The news that Canada had been excluded from trade talks between Mexico and the US meant that the Canadian dollar lost some ground early in the week. Monthly GDP data showed that Canada’s economy expanded 0.5% in May, however, and that helped the Loonie to rebound. Growth in Canada is widespread, with statistics showing positive numbers in 19 of the 20 sectors measured by Statistics Canada. Hints that the trade negotiations between the US and China may be restarted in the near future also gave the Canadian dollar a bit of a boost, although it will take more than a rumour to erase the fear and impact of a full scale trade war.

The Australian dollar edged slightly higher this week after a rebound in Australian building permits and improved local retail sales. The Australian trade surplus rose to $1.9 billion from $725 million and beat the analysts’ estimate of $900 million, but this didn’t appear to help the Aussie. This is largely due to the fact that the surplus was attributed to a contraction in imports, rather than an expansion in exports.
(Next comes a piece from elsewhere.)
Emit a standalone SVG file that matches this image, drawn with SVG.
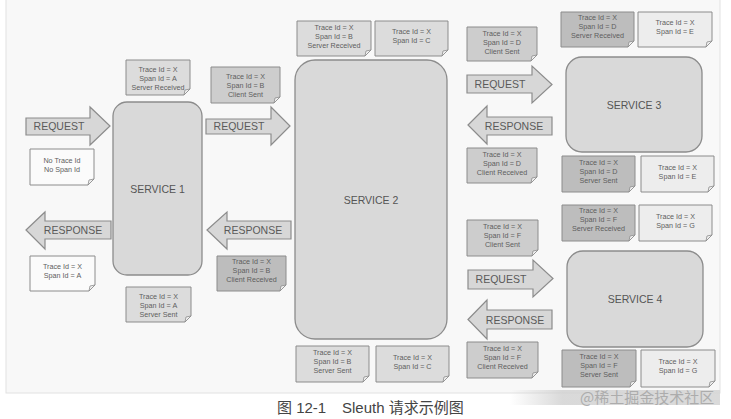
<svg xmlns="http://www.w3.org/2000/svg" width="731" height="419" viewBox="0 0 731 419">
<defs>
<linearGradient id="wm" x1="0" y1="0" x2="1" y2="0">
<stop offset="0" stop-color="#d0d0d0" stop-opacity="0"/>
<stop offset="0.25" stop-color="#d0d0d0" stop-opacity="0.8"/>
<stop offset="1" stop-color="#d6d6d6" stop-opacity="0.9"/>
</linearGradient>
</defs>
<style>
.svc{fill:#d9d9d9;stroke:#8c8c8c;stroke-width:1.3}
.svct{font-family:"Liberation Sans",Arial,sans-serif;font-size:10.5px;fill:#555;text-anchor:middle}
.arr{fill:#d7d7d7;stroke:#8c8c8c;stroke-width:1.2;stroke-linejoin:miter}
.arrt{font-family:"Liberation Sans",Arial,sans-serif;font-size:10.5px;fill:#5a5a5a;text-anchor:middle}
.card{stroke:#8c8c8c;stroke-width:1}
.fold{fill:#f2f2f2;stroke:#8c8c8c;stroke-width:0.8}
.w{fill:#fbfbfb}
.l{fill:#dcdcdc}
.m{fill:#cdcdcd}
.d{fill:#bdbdbd}
.v{fill:#ededed}
.ct{font-family:"Liberation Sans",Arial,sans-serif;font-size:7.2px;fill:#5e5e5e;text-anchor:middle}
.cap{font-family:"Liberation Sans","Noto Sans CJK SC",sans-serif;font-size:15px;fill:#444}
</style>
<rect x="6" y="-1" width="714" height="394" fill="#f8f8f8" stroke="#e2e2e2"/>

<g id="connectors">
<g id="req1"><path class="arr" d="M26,118 H90 V107 L110,126 L90,145 V135 H26 Z"/><text class="arrt" x="59" y="130">REQUEST</text></g>
<g id="req2"><path class="arr" d="M206,119 H271 V107 L290,126 L271,145 V134 H206 Z"/><text class="arrt" x="239" y="130">REQUEST</text></g>
<g id="req3"><path class="arr" d="M467,75 H532 V66 L552,84.5 L532,103 V93 H467 Z"/><text class="arrt" x="500" y="88">REQUEST</text></g>
<g id="req4"><path class="arr" d="M468,270 H533 V260 L553,278.5 L533,297 V289 H468 Z"/><text class="arrt" x="501" y="283">REQUEST</text></g>
<g id="resp1"><path class="arr" d="M26,230 L45,212 V221 H111 V239 H45 V249 Z"/><text class="arrt" x="73" y="234">RESPONSE</text></g>
<g id="resp2"><path class="arr" d="M207,230 L227,212 V221 H291 V239 H227 V249 Z"/><text class="arrt" x="253" y="234">RESPONSE</text></g>
<g id="resp3"><path class="arr" d="M468,125 L487,106 V117 H552 V135 H487 V144 Z"/><text class="arrt" x="514" y="130">RESPONSE</text></g>
<g id="resp4"><path class="arr" d="M468,319.5 L487,300 V310 H552 V329 H487 V339 Z"/><text class="arrt" x="515" y="324">RESPONSE</text></g>
</g>

<g id="service1"><rect class="svc" x="113" y="102" width="89" height="173" rx="14"/><text class="svct" x="157.5" y="193">SERVICE 1</text></g>
<g id="service2"><rect class="svc" x="295" y="60" width="152" height="279" rx="20"/><text class="svct" x="371" y="204">SERVICE 2</text></g>
<g id="service3"><rect class="svc" x="566" y="57" width="136" height="95" rx="16"/><text class="svct" x="634" y="109">SERVICE 3</text></g>
<g id="service4"><rect class="svc" x="567" y="251" width="136" height="96" rx="16"/><text class="svct" x="635" y="303">SERVICE 4</text></g>

<g id="note1"><path class="card l" d="M126,60 H190 V89 L184,95 H126 Z"/><path class="fold" d="M190,89 L184,95 L185,90 Z"/><text class="ct"><tspan x="158" y="72">Trace Id = X</tspan><tspan x="158" y="81">Span Id = A</tspan><tspan x="158" y="90">Server Received</tspan></text></g>
<g id="note2"><path class="card w" d="M30,149 H94 V179 L88,185 H30 Z"/><path class="fold" d="M94,179 L88,185 L89,180 Z"/><text class="ct"><tspan x="62" y="163">No Trace Id</tspan><tspan x="62" y="172">No Span Id</tspan></text></g>
<g id="note3"><path class="card m" d="M211,67 H280 V97 L274,103 H211 Z"/><path class="fold" d="M280,97 L274,103 L275,98 Z"/><text class="ct"><tspan x="245.5" y="79">Trace Id = X</tspan><tspan x="245.5" y="88">Span Id = B</tspan><tspan x="245.5" y="97">Client Sent</tspan></text></g>
<g id="note4"><path class="card w" d="M30,256 H95 V285 L89,291 H30 Z"/><path class="fold" d="M95,285 L89,291 L90,286 Z"/><text class="ct"><tspan x="62.5" y="269">Trace Id = X</tspan><tspan x="62.5" y="278">Span Id = A</tspan></text></g>
<g id="note5"><path class="card l" d="M126,287 H191 V316 L185,322 H126 Z"/><path class="fold" d="M191,316 L185,322 L186,317 Z"/><text class="ct"><tspan x="158.5" y="299">Trace Id = X</tspan><tspan x="158.5" y="308">Span Id = A</tspan><tspan x="158.5" y="317">Server Sent</tspan></text></g>
<g id="note6"><path class="card d" d="M217,256 H286 V285 L280,291 H217 Z"/><path class="fold" d="M286,285 L280,291 L281,286 Z"/><text class="ct"><tspan x="251.5" y="264">Trace Id = X</tspan><tspan x="251.5" y="273">Span Id = B</tspan><tspan x="251.5" y="282">Client Received</tspan></text></g>
<g id="note7"><path class="card l" d="M297,21 H371 V50 L365,56 H297 Z"/><path class="fold" d="M371,50 L365,56 L366,51 Z"/><text class="ct"><tspan x="334" y="30">Trace Id = X</tspan><tspan x="334" y="39">Span Id = B</tspan><tspan x="334" y="48">Server Received</tspan></text></g>
<g id="note8"><path class="card l" d="M375,21 H448 V50 L442,56 H375 Z"/><path class="fold" d="M448,50 L442,56 L443,51 Z"/><text class="ct"><tspan x="411.5" y="34">Trace Id = X</tspan><tspan x="411.5" y="43">Span Id = C</tspan></text></g>
<g id="note9"><path class="card m" d="M467,27 H537 V55 L531,61 H467 Z"/><path class="fold" d="M537,55 L531,61 L532,56 Z"/><text class="ct"><tspan x="502" y="36">Trace Id = X</tspan><tspan x="502" y="45">Span Id = D</tspan><tspan x="502" y="54">Client Sent</tspan></text></g>
<g id="note10"><path class="card m" d="M467,148 H537 V177 L531,183 H467 Z"/><path class="fold" d="M537,177 L531,183 L532,178 Z"/><text class="ct"><tspan x="502" y="157">Trace Id = X</tspan><tspan x="502" y="166">Span Id = D</tspan><tspan x="502" y="175">Client Received</tspan></text></g>
<g id="note11"><path class="card d" d="M561,12 H634 V41 L628,47 H561 Z"/><path class="fold" d="M634,41 L628,47 L629,42 Z"/><text class="ct"><tspan x="597.5" y="20">Trace Id = X</tspan><tspan x="597.5" y="29">Span Id = D</tspan><tspan x="597.5" y="38">Server Received</tspan></text></g>
<g id="note12"><path class="card v" d="M638,12 H712 V41 L706,47 H638 Z"/><path class="fold" d="M712,41 L706,47 L707,42 Z"/><text class="ct"><tspan x="675" y="25">Trace Id = X</tspan><tspan x="675" y="34">Span Id = E</tspan></text></g>
<g id="note13"><path class="card d" d="M562,156 H635 V186 L629,192 H562 Z"/><path class="fold" d="M635,186 L629,192 L630,187 Z"/><text class="ct"><tspan x="598.5" y="165">Trace Id = X</tspan><tspan x="598.5" y="174">Span Id = D</tspan><tspan x="598.5" y="183">Server Sent</tspan></text></g>
<g id="note14"><path class="card v" d="M641,156 H714 V186 L708,192 H641 Z"/><path class="fold" d="M714,186 L708,192 L709,187 Z"/><text class="ct"><tspan x="677.5" y="170">Trace Id = X</tspan><tspan x="677.5" y="179">Span Id = E</tspan></text></g>
<g id="note15"><path class="card d" d="M562,205 H635 V235 L629,241 H562 Z"/><path class="fold" d="M635,235 L629,241 L630,236 Z"/><text class="ct"><tspan x="598.5" y="213">Trace Id = X</tspan><tspan x="598.5" y="222">Span Id = F</tspan><tspan x="598.5" y="231">Server Received</tspan></text></g>
<g id="note16"><path class="card v" d="M639,205 H712 V235 L706,241 H639 Z"/><path class="fold" d="M712,235 L706,241 L707,236 Z"/><text class="ct"><tspan x="675.5" y="219">Trace Id = X</tspan><tspan x="675.5" y="228">Span Id = G</tspan></text></g>
<g id="note17"><path class="card m" d="M467,220 H538 V250 L532,256 H467 Z"/><path class="fold" d="M538,250 L532,256 L533,251 Z"/><text class="ct"><tspan x="502.5" y="229">Trace Id = X</tspan><tspan x="502.5" y="238">Span Id = F</tspan><tspan x="502.5" y="247">Client Sent</tspan></text></g>
<g id="note18"><path class="card m" d="M467,342 H538 V372 L532,378 H467 Z"/><path class="fold" d="M538,372 L532,378 L533,373 Z"/><text class="ct"><tspan x="502.5" y="351">Trace Id = X</tspan><tspan x="502.5" y="360">Span Id = F</tspan><tspan x="502.5" y="369">Client Received</tspan></text></g>
<g id="note19"><path class="card d" d="M562,350 H636 V381 L630,387 H562 Z"/><path class="fold" d="M636,381 L630,387 L631,382 Z"/><text class="ct"><tspan x="599" y="359">Trace Id = X</tspan><tspan x="599" y="368">Span Id = F</tspan><tspan x="599" y="377">Server Sent</tspan></text></g>
<g id="note20"><path class="card v" d="M641,350 H715 V381 L709,387 H641 Z"/><path class="fold" d="M715,381 L709,387 L710,382 Z"/><text class="ct"><tspan x="678" y="364">Trace Id = X</tspan><tspan x="678" y="373">Span Id = G</tspan></text></g>
<g id="note21"><path class="card l" d="M296,346 H369 V376 L363,382 H296 Z"/><path class="fold" d="M369,376 L363,382 L364,377 Z"/><text class="ct"><tspan x="332.5" y="355">Trace Id = X</tspan><tspan x="332.5" y="364">Span Id = B</tspan><tspan x="332.5" y="373">Server Sent</tspan></text></g>
<g id="note22"><path class="card l" d="M376,346 H449 V376 L443,382 H376 Z"/><path class="fold" d="M449,376 L443,382 L444,377 Z"/><text class="ct"><tspan x="412.5" y="360">Trace Id = X</tspan><tspan x="412.5" y="369">Span Id = C</tspan></text></g>

<text class="cap"><tspan x="277" y="413">图 12-1</tspan><tspan x="342" y="413">Sleuth 请求示例图</tspan></text>

<g id="watermark">
<rect x="510" y="390" width="210" height="15" fill="url(#wm)"/>
<text x="580" y="403" font-family="'Noto Sans CJK SC',sans-serif" font-size="15" fill="#a8a8a8" opacity="0.9">@稀土掘金技术社区</text>
</g>
</svg>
The Reserve Bank of New Zealand took a dovish approach in their policy outlook statement. The shift is reflected in the 30-day bank bill futures and the fact that a rate hike is unlikely any time before the fourth quarter of the year weighed on the Kiwi dollar. Possible escalations in the trade war between the US and China also caused the New Zealand dollar some trouble. New Zealand has an export-led economy and there is concern about the impact of further and higher tariffs in the future.